As you can see the error starts to approach an acceptable value after just 500 iterations. This means that an iteration rate of $\approx 5,000$ is more than enough for our neural network to predict good results.

Below, there is the complete source code. I have also included a driver code(i.e., the main function) to test the trained neural network with user input.

import numpy as np

class XORNeuralNetwork:
    def __init__(self, inputs, expected_output):
        # Number of layers and neurons per layers
        self.input_layer_neurons = 2
        self.hidden_layer_neurons = 2
        self.output_layer_neurons = 1
        # Random weights and biases
        self.hidden_weight = np.random.rand(self.input_layer_neurons, self.hidden_layer_neurons)
        self.hidden_bias = np.random.rand(1, self.hidden_layer_neurons)
        self.output_weight = np.random.rand(self.hidden_layer_neurons, self.output_layer_neurons)
        self.output_bias = np.random.rand(1, self.output_layer_neurons)
        # Outputs from activation function
        self.hidden_layer_activation = None
        self.hidden_layer_output = None
        self.output_layer_activation = None
        self.predicted_output = None
        # Inputs and expected output
        self.input_vector = inputs
        self.expected_output = expected_output

    # Activation function and its derivative
    @staticmethod
    def sigmoid(x):
        return 1 / (1 + np.exp(-x))

    @staticmethod
    def sigmoid_derivative(x):
        return x * (1 - x)

    # Forward propagation
    def feedforward(self):
        # Forward pass for hidden layer
        self.hidden_layer_activation = np.dot(self.input_vector, self.hidden_weight)
        self.hidden_layer_activation += self.hidden_bias
        self.hidden_layer_output = self.sigmoid(self.hidden_layer_activation)
        # Forward pass for output layer
        self.output_layer_activation = np.dot(self.hidden_layer_output, self.output_weight)
        self.output_layer_activation += self.output_bias
        self.predicted_output = self.sigmoid(self.output_layer_activation)
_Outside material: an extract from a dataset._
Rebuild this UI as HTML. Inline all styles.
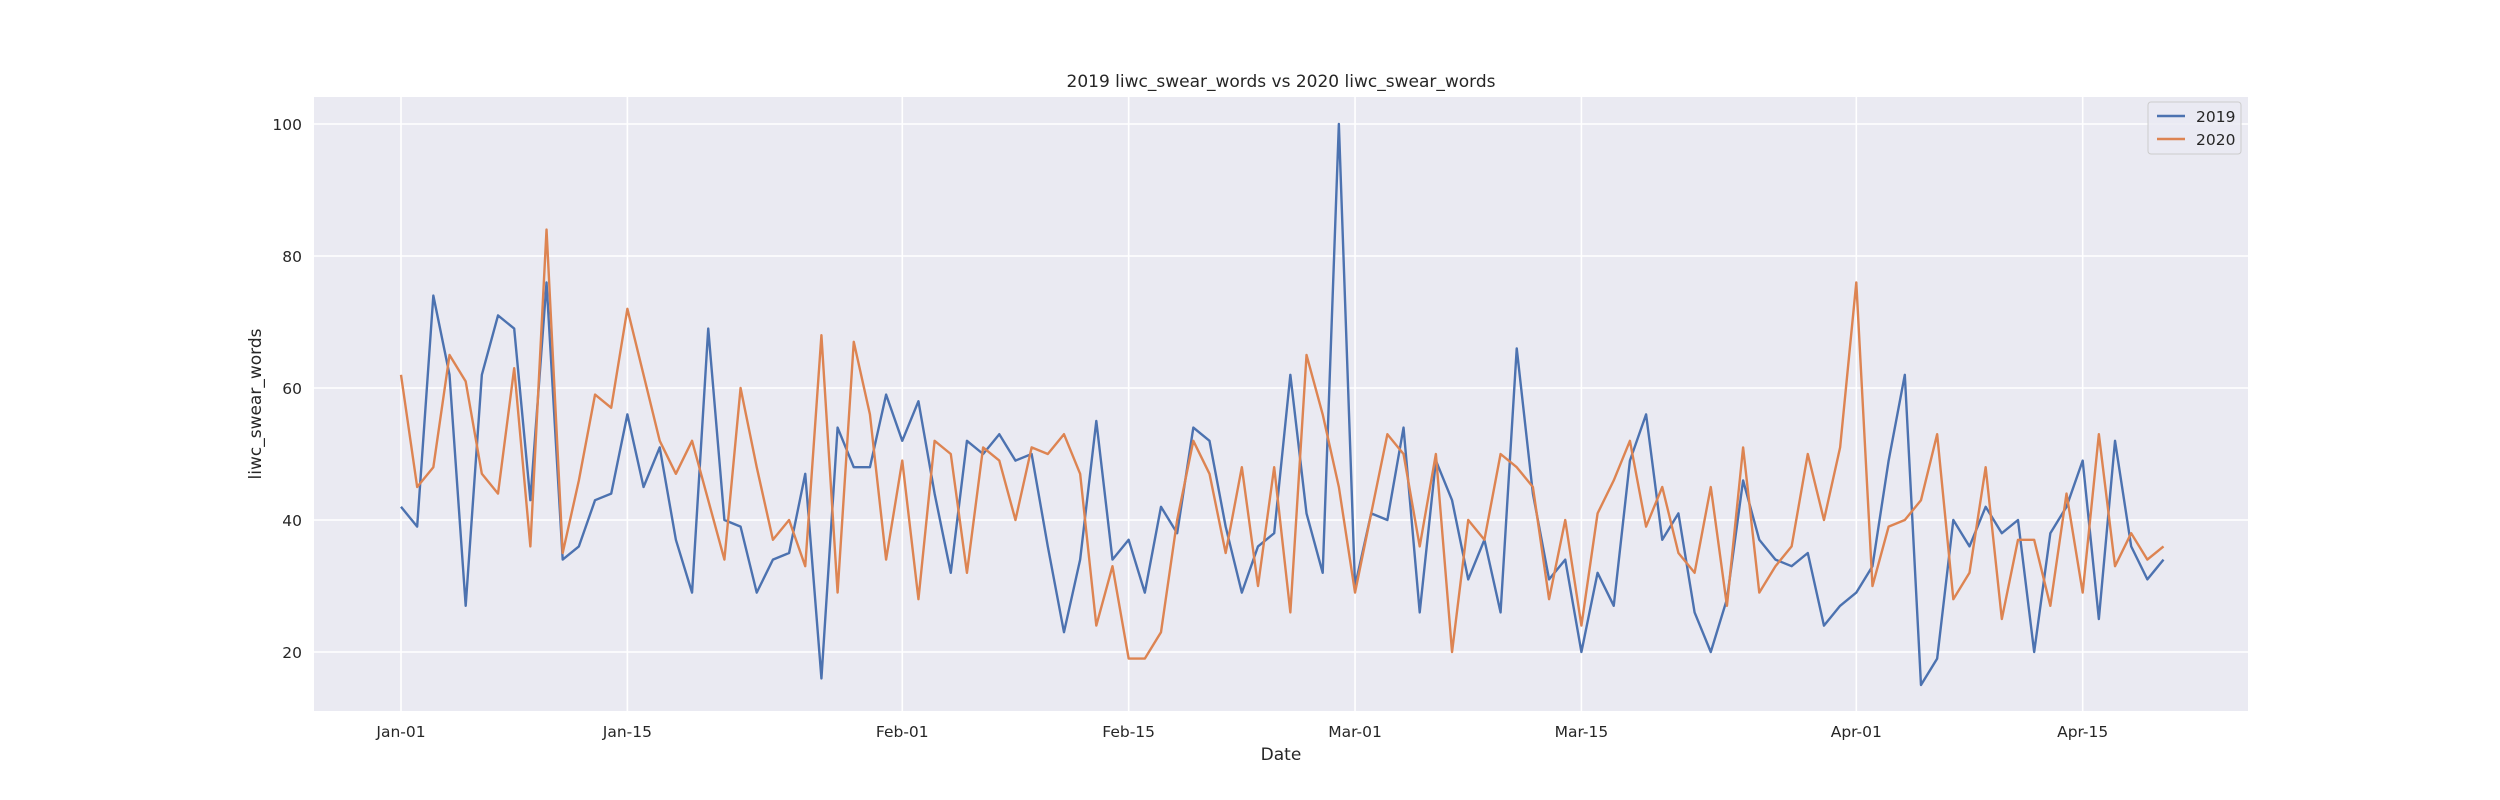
<!DOCTYPE html>
<html><head><meta charset="utf-8"><style>
html,body{margin:0;padding:0;background:#fff}
svg{display:block;font-family:"DejaVu Sans","Liberation Sans",sans-serif}
</style></head><body>
<svg id="chart" width="2500" height="800" viewBox="0 0 2500 800" xmlns="http://www.w3.org/2000/svg">
<rect x="314" y="97" width="1934" height="614" fill="#eaeaf2"/>
<g id="grid"></g>
<g id="series"></g>
<g id="ticks" fill="#262626" font-size="15.5"></g>
<text x="1281" y="87" text-anchor="middle" font-size="17" fill="#262626">2019 liwc_swear_words vs 2020 liwc_swear_words</text>
<text x="1281" y="760" text-anchor="middle" font-size="17" fill="#262626">Date</text>
<text transform="translate(261,404) rotate(-90)" text-anchor="middle" font-size="17" fill="#262626">liwc_swear_words</text>
<g>
<rect x="2148" y="102" width="93" height="52" rx="3" fill="#eaeaf2" stroke="#cccccc" stroke-width="1" fill-opacity="0.8"/>
<g><line x1="2157" y1="116" x2="2185" y2="116" stroke="#4c72b0" stroke-width="2.4"/><text x="2196" y="122" font-size="15.5" fill="#262626">2019</text></g>
<g><line x1="2157" y1="139" x2="2185" y2="139" stroke="#dd8452" stroke-width="2.4"/><text x="2196" y="145" font-size="15.5" fill="#262626">2020</text></g>
</g>
</svg>
<script>
const s2019 = [42,39,74,62,27,62,71,69,43,76,34,36,43,44,56,45,51,37,29,69,40,39,29,34,35,47,16,54,48,48,59,52,58,44,32,52,50,53,49,50,36,23,34,55,34,37,29,42,38,54,52,39,29,36,38,62,41,32,100,30,41,40,54,26,49,43,31,37,26,66,44,31,34,20,32,27,49,56,37,41,26,20,28,46,37,34,33,35,24,27,29,33,49,62,15,19,40,36,42,38,40,20,38,42,49,25,52,36,31,34];
const s2020 = [62,45,48,65,61,47,44,63,36,84,35,46,59,57,72,62,52,47,52,43,34,60,48,37,40,33,68,29,67,56,34,49,28,52,50,32,51,49,40,51,50,53,47,24,33,19,19,23,40,52,47,35,48,30,48,26,65,56,45,29,41,53,50,36,50,20,40,37,50,48,45,28,40,24,41,46,52,39,45,35,32,45,27,51,29,33,36,50,40,51,76,30,39,40,43,53,28,32,48,25,37,37,27,44,29,53,33,38,34,36];
const yTicks = [20,40,60,80,100];
const xTickLabels = ["Jan-01","Jan-15","Feb-01","Feb-15","Mar-01","Mar-15","Apr-01","Apr-15"];
const xTickDays = [0,14,31,45,59,73,90,104];

const NS="http://www.w3.org/2000/svg";
const xS = d => 401 + d*16.17;
const yS = v => 652 - (v-20)*6.6;
const grid=document.getElementById('grid'), ticks=document.getElementById('ticks'), ser=document.getElementById('series');
function mk(tag,attrs,parent){const e=document.createElementNS(NS,tag);for(const k in attrs)e.setAttribute(k,attrs[k]);parent.appendChild(e);return e;}
yTicks.forEach(v=>{
  const l=mk('line',{x1:314,x2:2248,y1:yS(v),y2:yS(v),stroke:'#fff','stroke-width':1.6},grid);
  
  
  const t=mk('text',{x:302,y:yS(v)+6,'text-anchor':'end'},ticks);
  t.textContent=v;
  
  
});
xTickDays.forEach((d,i)=>{
  const l=mk('line',{x1:xS(d),x2:xS(d),y1:97,y2:711,stroke:'#fff','stroke-width':1.6},grid);
  
  
  const t=mk('text',{x:xS(d),y:737,'text-anchor':'middle'},ticks);
  t.textContent=xTickLabels[i];
  
  
});
function line(data,color,name){
  const p=mk('polyline',{points:data.map((v,i)=>xS(i)+','+yS(v)).join(' '),fill:'none',stroke:color,'stroke-width':2.4,'stroke-linejoin':'round'},ser);
  
  
}
line(s2019,'#4c72b0','series-2019-line');
line(s2020,'#dd8452','series-2020-line');
</script>
</body></html>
    # Backward propagation
    def backpropagation(self):
        # Gradient descent of predicted output
        error_predicted_output = (self.expected_output - self.predicted_output)
        d_predicted_output = error_predicted_output * self.sigmoid_derivative(self.predicted_output)
        # Gradient descent of hidden layer
        error_hidden_layer = d_predicted_output.dot(self.output_weight.T)
        d_hidden_layer = error_hidden_layer * self.sigmoid_derivative(self.hidden_layer_output)
        # Update weights and biases of network
        self.output_weight += self.hidden_layer_output.T.dot(d_predicted_output)
        self.output_bias += np.sum(d_predicted_output, axis=0, keepdims=True)
        self.hidden_weight += self.input_vector.T.dot(d_hidden_layer)
        self.hidden_bias += np.sum(d_hidden_layer, axis=0, keepdims=True)
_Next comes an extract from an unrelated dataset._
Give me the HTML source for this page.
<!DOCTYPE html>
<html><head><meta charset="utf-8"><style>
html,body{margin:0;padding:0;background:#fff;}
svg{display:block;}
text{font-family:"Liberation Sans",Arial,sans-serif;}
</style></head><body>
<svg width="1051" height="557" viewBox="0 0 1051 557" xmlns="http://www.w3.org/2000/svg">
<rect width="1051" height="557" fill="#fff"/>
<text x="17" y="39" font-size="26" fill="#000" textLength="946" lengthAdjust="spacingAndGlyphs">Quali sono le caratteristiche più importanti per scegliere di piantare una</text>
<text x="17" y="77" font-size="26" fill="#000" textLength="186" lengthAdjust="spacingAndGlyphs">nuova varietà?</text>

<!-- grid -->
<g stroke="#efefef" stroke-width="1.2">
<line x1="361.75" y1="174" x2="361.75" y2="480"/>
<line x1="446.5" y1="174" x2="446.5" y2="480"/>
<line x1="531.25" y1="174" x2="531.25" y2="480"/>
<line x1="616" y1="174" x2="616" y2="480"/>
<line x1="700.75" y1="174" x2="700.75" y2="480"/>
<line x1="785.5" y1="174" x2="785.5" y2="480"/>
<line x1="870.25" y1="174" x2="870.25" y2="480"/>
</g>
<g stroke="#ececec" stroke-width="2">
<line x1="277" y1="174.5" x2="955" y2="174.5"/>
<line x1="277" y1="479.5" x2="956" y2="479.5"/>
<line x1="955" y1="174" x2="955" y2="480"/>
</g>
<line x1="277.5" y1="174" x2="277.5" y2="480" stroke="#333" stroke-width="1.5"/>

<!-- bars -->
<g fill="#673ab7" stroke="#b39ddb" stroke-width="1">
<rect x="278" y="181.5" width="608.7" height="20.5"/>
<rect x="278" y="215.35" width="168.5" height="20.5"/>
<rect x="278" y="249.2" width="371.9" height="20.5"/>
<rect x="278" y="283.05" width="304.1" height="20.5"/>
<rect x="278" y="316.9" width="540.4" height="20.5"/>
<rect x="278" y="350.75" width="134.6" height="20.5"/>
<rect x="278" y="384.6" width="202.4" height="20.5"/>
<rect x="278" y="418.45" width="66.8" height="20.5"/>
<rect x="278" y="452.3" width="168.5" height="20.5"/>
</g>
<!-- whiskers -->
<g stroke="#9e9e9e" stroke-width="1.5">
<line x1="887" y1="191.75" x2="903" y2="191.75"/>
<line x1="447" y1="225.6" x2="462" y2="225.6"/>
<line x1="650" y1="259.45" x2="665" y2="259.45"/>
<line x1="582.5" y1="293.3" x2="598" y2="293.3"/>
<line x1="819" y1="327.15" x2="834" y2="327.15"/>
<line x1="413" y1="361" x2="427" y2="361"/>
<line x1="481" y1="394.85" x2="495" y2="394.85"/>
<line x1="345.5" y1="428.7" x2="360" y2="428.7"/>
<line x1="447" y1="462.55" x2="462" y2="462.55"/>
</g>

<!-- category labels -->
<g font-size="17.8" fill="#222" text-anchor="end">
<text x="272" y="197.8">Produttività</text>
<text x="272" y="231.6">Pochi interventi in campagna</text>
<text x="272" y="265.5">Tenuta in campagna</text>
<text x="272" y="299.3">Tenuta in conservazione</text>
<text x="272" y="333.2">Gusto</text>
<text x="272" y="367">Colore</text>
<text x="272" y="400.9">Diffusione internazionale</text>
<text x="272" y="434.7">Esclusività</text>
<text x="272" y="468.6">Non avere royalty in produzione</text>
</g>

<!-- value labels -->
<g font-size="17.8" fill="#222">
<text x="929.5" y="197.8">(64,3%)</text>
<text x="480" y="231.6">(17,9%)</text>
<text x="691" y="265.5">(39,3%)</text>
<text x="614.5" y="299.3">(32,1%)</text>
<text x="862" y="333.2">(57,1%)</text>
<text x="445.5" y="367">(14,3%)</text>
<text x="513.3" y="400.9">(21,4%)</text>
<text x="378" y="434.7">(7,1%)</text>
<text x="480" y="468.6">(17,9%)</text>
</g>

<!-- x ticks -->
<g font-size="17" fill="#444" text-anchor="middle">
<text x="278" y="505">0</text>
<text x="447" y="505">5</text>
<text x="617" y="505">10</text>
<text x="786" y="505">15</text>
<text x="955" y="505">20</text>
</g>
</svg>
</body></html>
        return error_predicted_output

    def train(self, epoch=500):
        for i in range(epoch):
            progress = (i + 1) * 100 / epoch
            print(f"{int(progress)}% trained\r", end="")
            self.feedforward()
            self.backpropagation()
        print("")

    def predict(self, data):
        # Forward pass for hidden layer
        self.hidden_layer_activation = np.dot(data, self.hidden_weight)
        self.hidden_layer_activation += self.hidden_bias
        self.hidden_layer_output = self.sigmoid(self.hidden_layer_activation)
        # Forward pass for output layer
        self.output_layer_activation = np.dot(self.hidden_layer_output, self.output_weight)
        self.output_layer_activation += self.output_bias
        self.predicted_output = self.sigmoid(self.output_layer_activation)

        return self.predicted_output


def main():
    truth_table = np.array([[0, 0], [0, 1], [1, 0], [1, 1]])
    expected_output = np.array([[0, 1, 1, 0]]).T
    nn = XORNeuralNetwork(truth_table, expected_output)

    # Train the network
    nn.train(epoch=5000)

    try:
        while True:
            # Ask user for two values
            x = int(input("Enter x: "))
            y = int(input("Enter y: "))
            input_vector = np.array([[x, y]])
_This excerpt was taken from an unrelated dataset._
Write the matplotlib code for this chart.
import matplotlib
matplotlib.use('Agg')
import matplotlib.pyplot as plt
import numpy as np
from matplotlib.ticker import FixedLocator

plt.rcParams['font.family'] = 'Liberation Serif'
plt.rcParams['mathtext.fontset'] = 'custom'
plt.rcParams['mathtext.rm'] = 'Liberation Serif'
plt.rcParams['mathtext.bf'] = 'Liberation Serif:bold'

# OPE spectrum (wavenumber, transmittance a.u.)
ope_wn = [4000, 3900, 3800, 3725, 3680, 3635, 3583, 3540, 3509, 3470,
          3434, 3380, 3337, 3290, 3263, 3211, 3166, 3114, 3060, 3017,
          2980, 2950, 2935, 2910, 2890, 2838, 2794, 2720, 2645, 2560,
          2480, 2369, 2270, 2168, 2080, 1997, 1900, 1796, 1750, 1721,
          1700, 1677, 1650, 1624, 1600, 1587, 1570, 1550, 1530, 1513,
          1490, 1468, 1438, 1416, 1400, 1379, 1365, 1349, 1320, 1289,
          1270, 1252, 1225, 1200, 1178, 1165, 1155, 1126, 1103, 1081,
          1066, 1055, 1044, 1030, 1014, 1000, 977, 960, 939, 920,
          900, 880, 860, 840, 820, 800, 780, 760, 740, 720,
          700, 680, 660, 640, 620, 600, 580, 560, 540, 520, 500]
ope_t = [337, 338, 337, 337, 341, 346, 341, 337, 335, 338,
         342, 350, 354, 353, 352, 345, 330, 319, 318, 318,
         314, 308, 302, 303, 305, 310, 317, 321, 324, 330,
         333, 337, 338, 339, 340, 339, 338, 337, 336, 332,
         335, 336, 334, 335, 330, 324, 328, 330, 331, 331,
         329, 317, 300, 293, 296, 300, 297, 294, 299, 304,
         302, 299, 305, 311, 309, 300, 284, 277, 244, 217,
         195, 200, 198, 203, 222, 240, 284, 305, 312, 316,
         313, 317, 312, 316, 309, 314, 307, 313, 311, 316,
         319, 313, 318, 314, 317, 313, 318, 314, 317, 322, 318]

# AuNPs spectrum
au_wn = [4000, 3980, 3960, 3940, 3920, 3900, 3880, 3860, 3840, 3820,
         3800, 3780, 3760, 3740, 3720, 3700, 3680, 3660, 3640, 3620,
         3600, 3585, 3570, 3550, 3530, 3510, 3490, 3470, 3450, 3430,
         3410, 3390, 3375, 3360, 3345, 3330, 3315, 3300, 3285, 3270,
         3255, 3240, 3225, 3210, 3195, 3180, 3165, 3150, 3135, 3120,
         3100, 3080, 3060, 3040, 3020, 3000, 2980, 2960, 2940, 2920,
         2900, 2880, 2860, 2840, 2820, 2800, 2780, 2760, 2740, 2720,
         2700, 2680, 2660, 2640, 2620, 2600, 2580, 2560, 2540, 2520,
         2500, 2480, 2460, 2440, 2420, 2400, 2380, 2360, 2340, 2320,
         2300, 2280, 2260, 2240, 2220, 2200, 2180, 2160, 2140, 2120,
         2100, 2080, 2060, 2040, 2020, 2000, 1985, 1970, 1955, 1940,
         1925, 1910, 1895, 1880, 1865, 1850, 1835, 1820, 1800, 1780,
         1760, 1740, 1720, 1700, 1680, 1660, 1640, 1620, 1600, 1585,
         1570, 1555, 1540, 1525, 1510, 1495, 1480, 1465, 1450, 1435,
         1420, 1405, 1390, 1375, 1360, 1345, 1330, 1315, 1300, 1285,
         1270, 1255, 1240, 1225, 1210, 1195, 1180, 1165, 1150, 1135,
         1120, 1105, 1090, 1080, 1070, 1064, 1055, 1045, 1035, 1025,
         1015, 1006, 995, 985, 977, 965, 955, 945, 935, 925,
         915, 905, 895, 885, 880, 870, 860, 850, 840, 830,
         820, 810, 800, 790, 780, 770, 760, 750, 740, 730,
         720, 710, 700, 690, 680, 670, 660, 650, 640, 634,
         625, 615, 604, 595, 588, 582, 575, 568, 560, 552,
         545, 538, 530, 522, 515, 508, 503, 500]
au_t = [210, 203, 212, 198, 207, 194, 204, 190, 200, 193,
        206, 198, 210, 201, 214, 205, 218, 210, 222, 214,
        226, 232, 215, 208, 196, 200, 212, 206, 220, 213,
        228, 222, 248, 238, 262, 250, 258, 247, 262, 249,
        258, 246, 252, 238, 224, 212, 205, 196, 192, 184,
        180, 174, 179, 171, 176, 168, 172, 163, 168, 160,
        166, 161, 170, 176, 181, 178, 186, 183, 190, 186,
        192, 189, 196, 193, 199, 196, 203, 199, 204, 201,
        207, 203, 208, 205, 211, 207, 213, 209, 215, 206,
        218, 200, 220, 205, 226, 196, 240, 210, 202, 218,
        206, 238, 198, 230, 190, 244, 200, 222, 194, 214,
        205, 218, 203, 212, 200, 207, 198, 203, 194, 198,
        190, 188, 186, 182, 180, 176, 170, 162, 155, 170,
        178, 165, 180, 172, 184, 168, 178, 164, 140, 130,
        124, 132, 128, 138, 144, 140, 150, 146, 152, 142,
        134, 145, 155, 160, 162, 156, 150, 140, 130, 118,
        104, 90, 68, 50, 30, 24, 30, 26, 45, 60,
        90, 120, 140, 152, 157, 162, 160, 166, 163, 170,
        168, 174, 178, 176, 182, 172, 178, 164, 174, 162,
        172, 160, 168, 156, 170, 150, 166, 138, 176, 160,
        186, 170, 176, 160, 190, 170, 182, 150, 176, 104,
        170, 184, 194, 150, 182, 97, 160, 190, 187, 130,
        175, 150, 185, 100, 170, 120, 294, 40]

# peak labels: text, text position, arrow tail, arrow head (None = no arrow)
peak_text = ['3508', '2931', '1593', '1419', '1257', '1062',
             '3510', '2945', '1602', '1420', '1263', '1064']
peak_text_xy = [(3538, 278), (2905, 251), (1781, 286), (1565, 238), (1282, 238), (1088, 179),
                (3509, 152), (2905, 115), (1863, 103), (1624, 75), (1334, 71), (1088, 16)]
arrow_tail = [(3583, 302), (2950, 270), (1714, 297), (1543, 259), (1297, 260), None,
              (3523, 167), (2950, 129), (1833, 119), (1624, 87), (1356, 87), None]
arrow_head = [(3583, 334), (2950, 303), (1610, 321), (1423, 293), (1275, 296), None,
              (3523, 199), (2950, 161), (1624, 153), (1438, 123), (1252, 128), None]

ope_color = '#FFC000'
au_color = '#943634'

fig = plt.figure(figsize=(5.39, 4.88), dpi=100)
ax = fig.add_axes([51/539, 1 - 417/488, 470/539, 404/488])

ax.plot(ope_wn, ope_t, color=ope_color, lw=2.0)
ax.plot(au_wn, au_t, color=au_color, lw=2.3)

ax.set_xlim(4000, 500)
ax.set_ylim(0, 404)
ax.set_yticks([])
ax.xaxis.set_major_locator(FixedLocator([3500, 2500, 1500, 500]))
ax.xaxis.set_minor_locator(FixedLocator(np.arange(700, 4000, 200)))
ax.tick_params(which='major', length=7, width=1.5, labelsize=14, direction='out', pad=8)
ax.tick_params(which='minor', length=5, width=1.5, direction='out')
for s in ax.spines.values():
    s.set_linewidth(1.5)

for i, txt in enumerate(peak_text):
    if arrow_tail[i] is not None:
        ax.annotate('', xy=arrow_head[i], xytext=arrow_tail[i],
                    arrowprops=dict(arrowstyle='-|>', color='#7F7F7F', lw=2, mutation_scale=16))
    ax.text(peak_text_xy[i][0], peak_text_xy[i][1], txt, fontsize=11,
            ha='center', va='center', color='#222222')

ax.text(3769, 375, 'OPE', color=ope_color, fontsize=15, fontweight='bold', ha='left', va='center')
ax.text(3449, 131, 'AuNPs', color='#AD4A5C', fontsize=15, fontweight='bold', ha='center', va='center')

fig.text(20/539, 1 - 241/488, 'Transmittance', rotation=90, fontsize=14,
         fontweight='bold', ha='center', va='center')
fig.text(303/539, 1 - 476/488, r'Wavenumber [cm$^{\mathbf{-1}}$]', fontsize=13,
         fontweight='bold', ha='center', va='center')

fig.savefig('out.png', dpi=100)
            # predict XOR of x_1 and x_2 using neural network
            prediction = nn.predict(input_vector)

            print(f"({x} ^ {y}) = {prediction[0][0]}")

    except (KeyboardInterrupt, ValueError):
        print("Bye")
        exit(0)


if __name__ == "__main__":
    main()

Let us try it.

(venv) marco@archtop $> python3 main.py
100% trained
Enter x: 0
Enter y: 0
(0 ^ 0) = 0.019274204763050903
Enter x: 0
Enter y: 1
(0 ^ 1) = 0.983340815029345
Enter x: 1
Enter y: 0
(1 ^ 0) = 0.9833791938260293
Enter x: 1
Enter y: 1
(1 ^ 1) = 0.017250301094216512
Enter x: q
Bye

It works! As you can see the prediction is quite good and the output is very close to the expected value.